**Written request:**
All the data should be repeated exactly. Any image in it is left out.

**Source excerpt:**

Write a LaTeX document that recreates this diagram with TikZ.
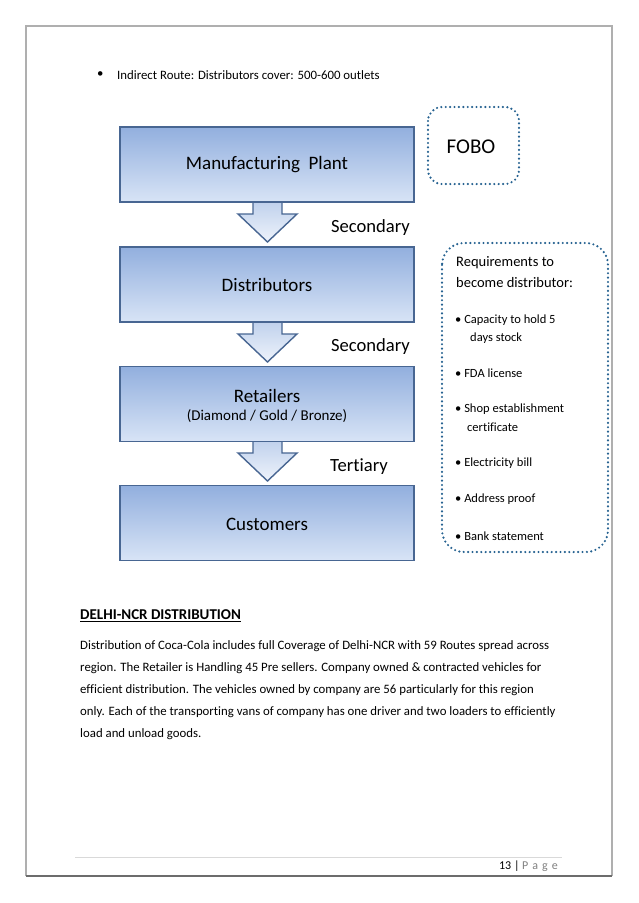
\documentclass[tikz,border=0pt]{standalone}
\usepackage{fontspec}
\setmainfont{Carlito}[Ligatures=NoCommon]
\usetikzlibrary{calc}
\definecolor{boxtop}{RGB}{146,175,222}
\definecolor{boxbot}{RGB}{216,228,246}
\definecolor{boxline}{RGB}{72,102,146}
\definecolor{arrtop}{RGB}{190,208,236}
\definecolor{arrbot}{RGB}{238,243,251}
\definecolor{dotblue}{RGB}{38,98,145}
\definecolor{pageline}{RGB}{175,175,175}
\tikzset{
  stagebox/.style={draw=boxline, line width=1.6pt, top color=boxtop, bottom color=boxbot,
    minimum width=294, minimum height=75, inner sep=0pt, align=center},
  blockarrow/.style={draw=boxline, line width=1.4pt, top color=arrtop, bottom color=arrbot, line join=miter},
  dotbox/.style={draw=dotblue, line width=2.4pt, dash pattern=on 0pt off 4.4pt, line cap=round, rounded corners=14},
  lbl/.style={font=\fontsize{18.6}{20}\selectfont, inner sep=0pt},
  boxtxt/.style={font=\fontsize{19}{21}\selectfont, inner sep=0pt},
  req/.style={font=\fontsize{12.5}{15}\selectfont, anchor=west, inner sep=0pt},
  body/.style={font=\fontsize{12.8}{15}\selectfont, anchor=west, inner sep=0pt},
}
\begin{document}
\begin{tikzpicture}[x=1pt,y=-1pt]
\useasboundingbox (0,0) rectangle (638,903);
% page frame
\draw[pageline, line width=1.6pt] (25.7,876) -- (25.7,25.7) -- (612,25.7) -- (612,876);
\draw[gray!85!black, line width=1.1pt] (25.7,876) -- (612,876);
% top bullet
\node[body] (bul) at (97,75) {•};
\node[body] (intro) at (117,75) {Indirect Route: Distributors cover: 500-600 outlets};
% arrows (drawn first so boxes overlap their tops)
\coordinate (a1) at (267.5,202);
\coordinate (a2) at (267.5,322);
\coordinate (a3) at (267.5,441);
\foreach \a in {a1, a2, a3}{
  \draw[blockarrow] ($(\a)+(-14.5,-2)$) -- ($(\a)+(-14.5,12)$) -- ($(\a)+(-29.5,12)$)
     -- ($(\a)+(0,40)$) -- ($(\a)+(29.5,12)$) -- ($(\a)+(14.5,12)$) -- ($(\a)+(14.5,-2)$);
}
% stage boxes
\node[stagebox] (mp) at (267,164.5) {};
\node[stagebox] (dist) at (267,284.5) {};
\node[stagebox] (ret) at (267,404) {};
\node[stagebox] (cust) at (267,523) {};
\node[boxtxt] (mpt) at (267,165) {Manufacturing\ \ Plant};
\node[boxtxt] (distt) at (267,285) {Distributors};
\node[boxtxt] (rett) at (267,396) {Retailers};
\node[font=\fontsize{15}{17}\selectfont, inner sep=0pt] (retsub) at (267,416) {(Diamond / Gold / Bronze)};
\node[boxtxt] (custt) at (267,524) {Customers};
% arrow labels
\node[lbl, anchor=east] (s1) at (410,228) {Secondary};
\node[lbl, anchor=east] (s2) at (410,347) {Secondary};
\node[lbl, anchor=west] (t1) at (330,467) {Tertiary};
% FOBO box
\draw[dotbox] (428,107) rectangle (519,184);
\node[font=\fontsize{21}{23}\selectfont, inner sep=0pt] (fobo) at (471,147) {FOBO};
% requirements box
\draw[dotbox, rounded corners=22] (442,243) rectangle (608,552);
\node[req, font=\fontsize{14.5}{17}\selectfont] (r0) at (456,263) {Requirements to};
\node[req, font=\fontsize{14.5}{17}\selectfont] (r0b) at (456,283) {become distributor:};
\node[req] (r1) at (455,320) {• Capacity to hold 5};
\node[req] (r1b) at (470,338) {days stock};
\node[req] (r2) at (455,373) {• FDA license};
\node[req] (r3) at (455,409) {• Shop establishment};
\node[req] (r3b) at (467,427) {certificate};
\node[req] (r4) at (455,463) {• Electricity bill};
\node[req] (r5) at (455,499) {• Address proof};
\node[req] (r6) at (455,536) {• Bank statement};
% section text
\node[body, font=\fontsize{15}{17}\bfseries\selectfont] (head) at (80,616) {\underline{DELHI-NCR DISTRIBUTION}};
\node[body] (p1) at (80,646) {Distribution of Coca-Cola includes full Coverage of Delhi-NCR with 59 Routes spread across};
\node[body] (p2) at (80,668) {region. The Retailer is Handling 45 Pre sellers. Company owned \& contracted vehicles for};
\node[body] (p3) at (80,690) {efficient distribution. The vehicles owned by company are 56 particularly for this region};
\node[body] (p4) at (80,712) {only. Each of the transporting vans of company has one driver and two loaders to efficiently};
\node[body] (p5) at (80,734) {load and unload goods.};
% footer
\draw[gray!30, line width=0.8pt] (75,857) -- (562,857);
\node[body, anchor=east, font=\fontsize{12}{14}\selectfont] (pg) at (558,866) {13 | {\color{gray}P\,\,a\,\,g\,\,e}};
\end{tikzpicture}
\end{document}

**Task result:**
Write a LaTeX document that recreates this diagram with TikZ.
\documentclass[tikz,border=0pt]{standalone}
\usepackage{fontspec}
\setmainfont{Carlito}[Ligatures=NoCommon]
\usetikzlibrary{calc}
\definecolor{boxtop}{RGB}{146,175,222}
\definecolor{boxbot}{RGB}{216,228,246}
\definecolor{boxline}{RGB}{72,102,146}
\definecolor{arrtop}{RGB}{190,208,236}
\definecolor{arrbot}{RGB}{238,243,251}
\definecolor{dotblue}{RGB}{38,98,145}
\definecolor{pageline}{RGB}{175,175,175}
\tikzset{
  stagebox/.style={draw=boxline, line width=1.6pt, top color=boxtop, bottom color=boxbot,
    minimum width=294, minimum height=75, inner sep=0pt, align=center},
  blockarrow/.style={draw=boxline, line width=1.4pt, top color=arrtop, bottom color=arrbot, line join=miter},
  dotbox/.style={draw=dotblue, line width=2.4pt, dash pattern=on 0pt off 4.4pt, line cap=round, rounded corners=14},
  lbl/.style={font=\fontsize{18.6}{20}\selectfont, inner sep=0pt},
  boxtxt/.style={font=\fontsize{19}{21}\selectfont, inner sep=0pt},
  req/.style={font=\fontsize{12.5}{15}\selectfont, anchor=west, inner sep=0pt},
  body/.style={font=\fontsize{12.8}{15}\selectfont, anchor=west, inner sep=0pt},
}
\begin{document}
\begin{tikzpicture}[x=1pt,y=-1pt]
\useasboundingbox (0,0) rectangle (638,903);
% page frame
\draw[pageline, line width=1.6pt] (25.7,876) -- (25.7,25.7) -- (612,25.7) -- (612,876);
\draw[gray!85!black, line width=1.1pt] (25.7,876) -- (612,876);
% top bullet
\node[body] (bul) at (97,75) {•};
\node[body] (intro) at (117,75) {Indirect Route: Distributors cover: 500-600 outlets};
% arrows (drawn first so boxes overlap their tops)
\coordinate (a1) at (267.5,202);
\coordinate (a2) at (267.5,322);
\coordinate (a3) at (267.5,441);
\foreach \a in {a1, a2, a3}{
  \draw[blockarrow] ($(\a)+(-14.5,-2)$) -- ($(\a)+(-14.5,12)$) -- ($(\a)+(-29.5,12)$)
     -- ($(\a)+(0,40)$) -- ($(\a)+(29.5,12)$) -- ($(\a)+(14.5,12)$) -- ($(\a)+(14.5,-2)$);
}
% stage boxes
\node[stagebox] (mp) at (267,164.5) {};
\node[stagebox] (dist) at (267,284.5) {};
\node[stagebox] (ret) at (267,404) {};
\node[stagebox] (cust) at (267,523) {};
\node[boxtxt] (mpt) at (267,165) {Manufacturing\ \ Plant};
\node[boxtxt] (distt) at (267,285) {Distributors};
\node[boxtxt] (rett) at (267,396) {Retailers};
\node[font=\fontsize{15}{17}\selectfont, inner sep=0pt] (retsub) at (267,416) {(Diamond / Gold / Bronze)};
\node[boxtxt] (custt) at (267,524) {Customers};
% arrow labels
\node[lbl, anchor=east] (s1) at (410,228) {Secondary};
\node[lbl, anchor=east] (s2) at (410,347) {Secondary};
\node[lbl, anchor=west] (t1) at (330,467) {Tertiary};
% FOBO box
\draw[dotbox] (428,107) rectangle (519,184);
\node[font=\fontsize{21}{23}\selectfont, inner sep=0pt] (fobo) at (471,147) {FOBO};
% requirements box
\draw[dotbox, rounded corners=22] (442,243) rectangle (608,552);
\node[req, font=\fontsize{14.5}{17}\selectfont] (r0) at (456,263) {Requirements to};
\node[req, font=\fontsize{14.5}{17}\selectfont] (r0b) at (456,283) {become distributor:};
\node[req] (r1) at (455,320) {• Capacity to hold 5};
\node[req] (r1b) at (470,338) {days stock};
\node[req] (r2) at (455,373) {• FDA license};
\node[req] (r3) at (455,409) {• Shop establishment};
\node[req] (r3b) at (467,427) {certificate};
\node[req] (r4) at (455,463) {• Electricity bill};
\node[req] (r5) at (455,499) {• Address proof};
\node[req] (r6) at (455,536) {• Bank statement};
% section text
\node[body, font=\fontsize{15}{17}\bfseries\selectfont] (head) at (80,616) {\underline{DELHI-NCR DISTRIBUTION}};
\node[body] (p1) at (80,646) {Distribution of Coca-Cola includes full Coverage of Delhi-NCR with 59 Routes spread across};
\node[body] (p2) at (80,668) {region. The Retailer is Handling 45 Pre sellers. Company owned \& contracted vehicles for};
\node[body] (p3) at (80,690) {efficient distribution. The vehicles owned by company are 56 particularly for this region};
\node[body] (p4) at (80,712) {only. Each of the transporting vans of company has one driver and two loaders to efficiently};
\node[body] (p5) at (80,734) {load and unload goods.};
% footer
\draw[gray!30, line width=0.8pt] (75,857) -- (562,857);
\node[body, anchor=east, font=\fontsize{12}{14}\selectfont] (pg) at (558,866) {13 | {\color{gray}P\,\,a\,\,g\,\,e}};
\end{tikzpicture}
\end{document}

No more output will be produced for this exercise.